Wenn sich der rote Bühnenvorhang in der Neuinszenierung von Rossinis Barbier am Staatstheater Nürnberg hebt ist von Sevilla keine Spur! Zumindest nicht vom barocken Touristen-Sevilla mit seinen prunkvollen Palästen und populären Plätzen; die Handlung hat Regisseur Josef Ernst Köpplinger eher in eine Vorstadtsiedlung verlegt, wo sich kleine Häuser mit oberflächlich getünchten bunten Fassaden immer wieder um sich drehen und den Blick in eine arg kleinbürgerliche Einrichtungs-Welt mit Chaiselongue, Bügelbrett, Röhrenfernseher und Kofferradio der 60er Jahre öffnen.
Dazwischen hat Bühnenbildner Harald Thor ein Gewirr von rostenden Stahltreppen und schwenkenden Balkontüren arrangiert, über die die Akteure in rasant ausgelassenem Handlungsrausch immer wieder hinwegrennen. Gabriele Heimann hat für die Ausstattung den Kleiderschrank dieser Epoche geöffnet und die Herren in luftig-dandyhafte Kombinationen gesteckt, während Rosina in bunt getupften Sommerkleidern für die hitzige Auseinandersetzung in südlicher Sonne bestens gerüstet ist.

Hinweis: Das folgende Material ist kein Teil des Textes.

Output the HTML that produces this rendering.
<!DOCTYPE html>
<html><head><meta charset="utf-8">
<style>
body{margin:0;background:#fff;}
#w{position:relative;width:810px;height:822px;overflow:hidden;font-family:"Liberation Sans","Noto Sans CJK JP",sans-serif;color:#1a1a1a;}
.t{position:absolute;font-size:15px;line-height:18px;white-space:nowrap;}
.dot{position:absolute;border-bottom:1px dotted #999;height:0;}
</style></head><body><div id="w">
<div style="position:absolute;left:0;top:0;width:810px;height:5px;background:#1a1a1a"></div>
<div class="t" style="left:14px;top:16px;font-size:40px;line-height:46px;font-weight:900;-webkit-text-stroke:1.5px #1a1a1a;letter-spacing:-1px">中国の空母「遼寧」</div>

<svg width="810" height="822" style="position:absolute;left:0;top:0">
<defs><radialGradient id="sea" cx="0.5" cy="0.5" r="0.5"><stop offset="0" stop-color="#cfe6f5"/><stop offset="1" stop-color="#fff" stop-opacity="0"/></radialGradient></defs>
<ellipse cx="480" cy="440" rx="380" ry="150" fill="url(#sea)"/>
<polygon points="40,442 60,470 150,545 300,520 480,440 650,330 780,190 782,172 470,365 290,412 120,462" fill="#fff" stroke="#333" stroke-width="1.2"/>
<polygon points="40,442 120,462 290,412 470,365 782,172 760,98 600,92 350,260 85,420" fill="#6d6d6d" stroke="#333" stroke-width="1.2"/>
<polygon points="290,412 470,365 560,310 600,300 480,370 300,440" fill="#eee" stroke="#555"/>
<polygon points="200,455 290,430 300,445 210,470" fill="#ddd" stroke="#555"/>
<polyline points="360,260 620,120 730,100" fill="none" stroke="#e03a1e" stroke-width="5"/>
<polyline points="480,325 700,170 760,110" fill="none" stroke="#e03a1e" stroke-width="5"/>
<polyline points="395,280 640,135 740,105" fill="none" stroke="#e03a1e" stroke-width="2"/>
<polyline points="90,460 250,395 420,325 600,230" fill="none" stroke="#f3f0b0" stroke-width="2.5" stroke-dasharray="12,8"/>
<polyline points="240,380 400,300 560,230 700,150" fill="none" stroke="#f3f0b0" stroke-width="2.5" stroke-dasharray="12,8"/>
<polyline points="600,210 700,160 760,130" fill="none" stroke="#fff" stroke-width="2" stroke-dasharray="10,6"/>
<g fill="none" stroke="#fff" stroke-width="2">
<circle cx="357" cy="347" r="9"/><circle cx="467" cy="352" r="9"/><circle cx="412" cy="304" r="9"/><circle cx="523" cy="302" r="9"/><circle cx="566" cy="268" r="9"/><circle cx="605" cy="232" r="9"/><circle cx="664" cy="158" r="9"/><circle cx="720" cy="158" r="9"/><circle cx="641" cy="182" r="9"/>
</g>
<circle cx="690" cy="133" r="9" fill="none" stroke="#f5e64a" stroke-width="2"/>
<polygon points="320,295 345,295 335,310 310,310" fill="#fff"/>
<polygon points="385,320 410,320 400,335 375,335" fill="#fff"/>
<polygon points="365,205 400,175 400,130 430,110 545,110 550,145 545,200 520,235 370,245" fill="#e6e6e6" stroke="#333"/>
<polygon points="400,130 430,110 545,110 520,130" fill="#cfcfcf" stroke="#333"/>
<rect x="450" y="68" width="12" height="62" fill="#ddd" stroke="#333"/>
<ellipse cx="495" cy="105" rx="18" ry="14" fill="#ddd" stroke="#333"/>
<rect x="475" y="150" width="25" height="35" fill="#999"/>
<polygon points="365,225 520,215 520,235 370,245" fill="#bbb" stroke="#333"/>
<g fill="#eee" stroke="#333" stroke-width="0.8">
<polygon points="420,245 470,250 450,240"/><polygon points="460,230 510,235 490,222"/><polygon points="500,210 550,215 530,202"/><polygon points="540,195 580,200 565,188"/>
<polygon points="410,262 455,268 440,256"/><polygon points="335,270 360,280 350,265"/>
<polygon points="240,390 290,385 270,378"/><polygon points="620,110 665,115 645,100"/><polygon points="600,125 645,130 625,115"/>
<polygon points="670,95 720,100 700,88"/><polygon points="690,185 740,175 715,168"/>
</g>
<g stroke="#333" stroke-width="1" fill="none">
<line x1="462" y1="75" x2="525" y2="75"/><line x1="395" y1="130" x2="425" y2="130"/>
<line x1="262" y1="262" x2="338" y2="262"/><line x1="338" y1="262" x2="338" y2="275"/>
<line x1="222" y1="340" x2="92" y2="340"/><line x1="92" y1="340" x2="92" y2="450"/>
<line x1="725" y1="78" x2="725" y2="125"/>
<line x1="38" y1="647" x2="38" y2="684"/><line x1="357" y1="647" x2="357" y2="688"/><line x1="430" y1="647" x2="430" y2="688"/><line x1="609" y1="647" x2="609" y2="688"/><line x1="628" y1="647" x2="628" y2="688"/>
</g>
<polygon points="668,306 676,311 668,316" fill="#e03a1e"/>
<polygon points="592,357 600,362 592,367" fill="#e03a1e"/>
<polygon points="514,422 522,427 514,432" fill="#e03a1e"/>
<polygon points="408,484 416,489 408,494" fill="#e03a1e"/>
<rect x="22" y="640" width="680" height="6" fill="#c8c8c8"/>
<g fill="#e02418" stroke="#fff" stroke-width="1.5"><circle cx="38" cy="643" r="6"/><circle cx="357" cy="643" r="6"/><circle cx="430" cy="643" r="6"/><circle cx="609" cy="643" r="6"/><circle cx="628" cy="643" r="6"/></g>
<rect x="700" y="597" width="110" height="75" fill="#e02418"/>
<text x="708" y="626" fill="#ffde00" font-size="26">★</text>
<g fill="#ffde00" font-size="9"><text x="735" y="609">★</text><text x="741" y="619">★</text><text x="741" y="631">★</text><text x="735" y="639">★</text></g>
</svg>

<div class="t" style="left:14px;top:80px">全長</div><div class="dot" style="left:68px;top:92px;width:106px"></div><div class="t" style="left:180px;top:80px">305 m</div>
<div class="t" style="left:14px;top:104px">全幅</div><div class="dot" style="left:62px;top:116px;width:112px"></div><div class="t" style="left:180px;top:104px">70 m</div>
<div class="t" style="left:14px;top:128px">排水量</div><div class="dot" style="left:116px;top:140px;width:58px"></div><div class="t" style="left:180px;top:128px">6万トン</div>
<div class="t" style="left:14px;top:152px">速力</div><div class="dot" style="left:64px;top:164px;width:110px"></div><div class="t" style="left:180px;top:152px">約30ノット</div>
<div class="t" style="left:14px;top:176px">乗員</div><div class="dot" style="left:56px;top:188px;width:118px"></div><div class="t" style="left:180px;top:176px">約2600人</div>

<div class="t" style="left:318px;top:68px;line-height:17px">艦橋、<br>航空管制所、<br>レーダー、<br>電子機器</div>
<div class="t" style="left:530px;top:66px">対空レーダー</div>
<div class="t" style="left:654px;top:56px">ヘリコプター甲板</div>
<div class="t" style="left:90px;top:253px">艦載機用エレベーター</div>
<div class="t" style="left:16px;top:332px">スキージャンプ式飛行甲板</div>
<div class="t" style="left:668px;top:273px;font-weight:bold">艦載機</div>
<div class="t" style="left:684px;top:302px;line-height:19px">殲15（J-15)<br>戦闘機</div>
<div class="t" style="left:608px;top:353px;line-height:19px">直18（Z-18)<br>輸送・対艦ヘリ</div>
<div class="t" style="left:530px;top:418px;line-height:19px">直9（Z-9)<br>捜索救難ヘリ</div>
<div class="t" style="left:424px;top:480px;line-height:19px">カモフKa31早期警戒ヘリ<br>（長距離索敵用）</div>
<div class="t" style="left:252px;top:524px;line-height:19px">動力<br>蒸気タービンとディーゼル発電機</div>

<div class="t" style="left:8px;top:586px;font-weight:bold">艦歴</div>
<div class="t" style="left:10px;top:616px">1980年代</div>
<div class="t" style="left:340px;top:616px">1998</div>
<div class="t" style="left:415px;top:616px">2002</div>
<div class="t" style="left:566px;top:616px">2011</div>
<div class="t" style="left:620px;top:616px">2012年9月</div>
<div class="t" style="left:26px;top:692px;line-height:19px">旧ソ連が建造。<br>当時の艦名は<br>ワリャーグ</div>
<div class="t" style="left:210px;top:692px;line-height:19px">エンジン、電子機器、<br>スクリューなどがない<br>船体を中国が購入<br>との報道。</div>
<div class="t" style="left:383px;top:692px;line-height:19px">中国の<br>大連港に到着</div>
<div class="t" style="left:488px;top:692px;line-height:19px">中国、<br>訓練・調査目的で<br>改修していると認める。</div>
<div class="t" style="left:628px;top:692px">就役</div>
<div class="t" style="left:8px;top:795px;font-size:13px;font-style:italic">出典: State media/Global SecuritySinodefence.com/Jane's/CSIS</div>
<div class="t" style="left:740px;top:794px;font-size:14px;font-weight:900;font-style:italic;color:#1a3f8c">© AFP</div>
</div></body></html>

Köpplinger, derzeit Intendant des Gärtnerplatz-Theaters in München, nimmt sich dort witzige Opern- und Musicalstoffe ebenso vor wie vielschichtige Revolutionsdramatik in Gottfried von Einems Dantons Tod an der Wiener Staatsoper. Il Barbiere di Siviglia lässt er an der Nürnberger Oper in den Jahren der spanischen Franco-Ära spielen und zeigt, dass die unheilige Allianz von Adel, Geistlichkeit und Militär hier wie zu Zeiten der Entstehung von Beaumarchais' Komödie um 1775 gleichermaßen aktuell ist. Da quartiert sich Graf Almaviva kurzerhand beim bürgerlichen Dottore Bartolo ein, ohne auf dessen Privatsphäre Rücksicht zu nehmen; da nimmt er sich im überkommenen Adelsrecht den Zutritt zu Rosina, die aus ihrem Käfig im Hause Bartolo ausbrechen möchte; da wandern unendliche Bündel von Geldscheinen als Schmiergeld aus der gräflichen Brieftasche in die Hüte und Hosentaschen von Priestern, Soldaten, Liebesmädchen und Bediensteten.

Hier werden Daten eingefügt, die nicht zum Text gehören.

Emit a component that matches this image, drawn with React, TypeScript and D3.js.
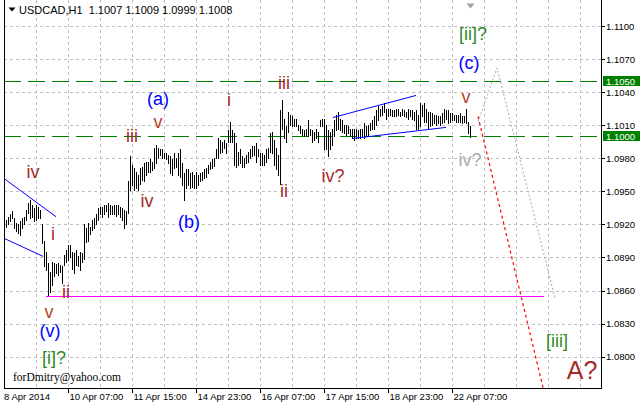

Jederzeit zu Diensten ist Figaro, der aus der mobilen Ledertasche nicht nur Waschen, Legen und Rasieren anbietet, sondern sich zudem als Tierarzt, Chirurg und Botaniker in der Stadt unentbehrlich gemacht hat. Almaviva hatte zu Beginn mit dem Ständchen einer herrlich schräg intonierten Katzenmusik keinen Erfolg bei Rosina (im turbulenten Durcheinander vortrefflich der Herrenchor des Staatstheaters in der Einstudierung von Tarmo Vaask); da tritt Figaro auf und prahlt mit seinen Plänen und Ideen. Die stylische Vespa ist Zeichen von florierendem Geschäft, wo andere Nachbarn nur auf klapprigen Fahrrädern herumschwanken. Ludwig Mittelhammer gab den agil geschickten, letztlich auf seinen finanziellen Vorteil bedachten Fädenzieher Figaro kernig und mit angenehm ansprechendem Bariton-Volumen, aber auch mit der Prise von betörender Leichtigkeit, die seine Kundschaft mehr überredet denn überzeugt. Dass er am Ende seinen Erfolg preist, der eigentlich aus Almavivas unbegrenzter Geldscheinflut entspringt, gehört zu den Brüchen der Handlung, in der Beaumarchais durchaus auch tragische Momente sah.
Martin Platz legte die Figur des Grafen Almaviva vielschichtig an. Im Vertrauen auf die Macht des Goldes, das letztlich die Geschicke zu seinen Gunsten lenkt, ließ er anfangs das Rollenbild eines verliebten, fast schüchternen Liebhabers entstehen, der noch Figaros Hilfe benötigte und als betrunken erscheinender Soldat dann komödiantisch kräftig aufdrehte. Sein Almaviva war spielfreudig, gleichzeitig stimmschön und genau, selbst wenn in turbulenter Aktion anspruchsvollere Koloratur-Strecken zu bewältigen waren. Ein Meisterstück war die Gesangsstunde mit Rosina im Hause Bartolo, wenn der Graf als Don Alonso verkleidet Rosina neue Atemtechnik und Töne lehrt und den eifersüchtigen Arzt hinters Licht führte!